Movie reviews. A habit I have to get back into. You know, every week. New, at least. And so -

Fast Food Nation: kind of a miracle I saw it, actually. The newspaper (or the paper's web site) listed the time as 12 noon - the sign outside the theater, however, said 11:40 - and the ticket said 11:45. As it turned out, the lights went down at 11:45, 15 minutes of previews followed (all of them but Reno 911 mercifully blanked from my mind), then the movie. Good thing I turned up early, I was thinking at the time, though the truth is, there were only a dozen people, if that, int he theater, so heck....

Where was I? Richard Linklater's second film of the year - a fictionalization of a muckraking book about the evils of fast food. Structured like Traffic or Babel - following three or four narrative threads (a group of illegal immigrants, a smart girl working at Mickey's (a fast food joint modelled on you know who, though not you know who), and an executive at Mickey's investigating their bad meat. These are more logically related than the stories in Babel, since they are all set around a meat packing plant in Colorado (thus more like Traffic); and Linklater has a looser, less insistent style than Inarittu or Soderburgh, sliding between stories without the attempts to link them with sounds and images and angles the way Inarittu does. Unfortunately, like Babel (and Traffic, I guess), the stories are just sketches - there are nice moments in each of them, but they all come off thin. It's too bad I guess - the performances are worthwhile - Kinnear is his usual likable everyman/audience surrogate, but doesn't really get to follow through, there are some neat cameos, and the kids playing the Mexicans and American fast food workers are pretty good... But the stories are predictable and not that interesting anyway, so... what can you do. This brings us to another thing it has in common with Babel - whatever faults I can find with it, it feels like an absolutely necessary film to see, because of the director. I find, at this point, that Richard Linklater is someone I want to pay attention to - somewhere along the line, I might take some time to think about some of the things he does as a filmmaker: it's interesting because his style is not really obvious, the main link between his films seems to be his sensibility and storytelling... but there are some things... I found myself noticing spaces in this film - the way he shot things to always kind of let your eye leave the scene. There are "openings" in what he shoots - doors and windows and blank spaces and holes that open the space. It looks casual, almost accidental, but I don't know if it is. It's not something I notice in every film I see. So - that might be worth thinking about somewhere down the line.

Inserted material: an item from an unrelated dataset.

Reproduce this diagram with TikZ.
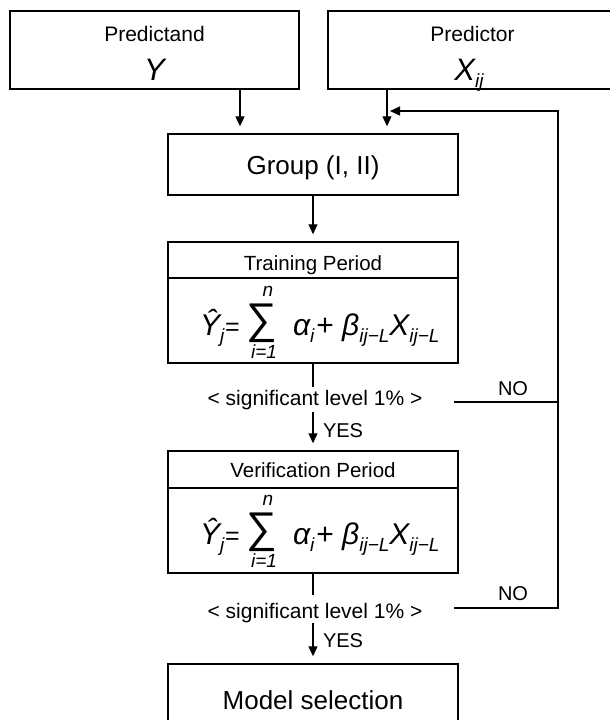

For Your Consideration: Christopher Guest and company take on Hollywood. Catherine O'Hara, Harry Shearer and Parker Posey are the leads, perhaps - they are at least the characters imagining themselves up for Oscar consideration. The usual gang supports them - Fred Willard, Jane Lynch, Jennifer Coolidge, Ed Begley Jr., Guest and Michael McLean, Larry Miller, Bob Balaban, Michael Hitchcock, Don Lake - and more! with Ricky Gervais turning up in a few scenes, and plenty more... It's a straight movie this time - there's no pretense at making a documentary - though things like the EPK and a bunch of TV shows give plenty of opportunity for the kind of interview format Guest loves... Okay. It's funny, it's nice - but it's probably the least of Guest's films - it's amusing, but not as funny as the first two, and less poignant than A Mighty Wind (the Mitch and Mickey parts, anyway). Still good, just not up to his rather high standards.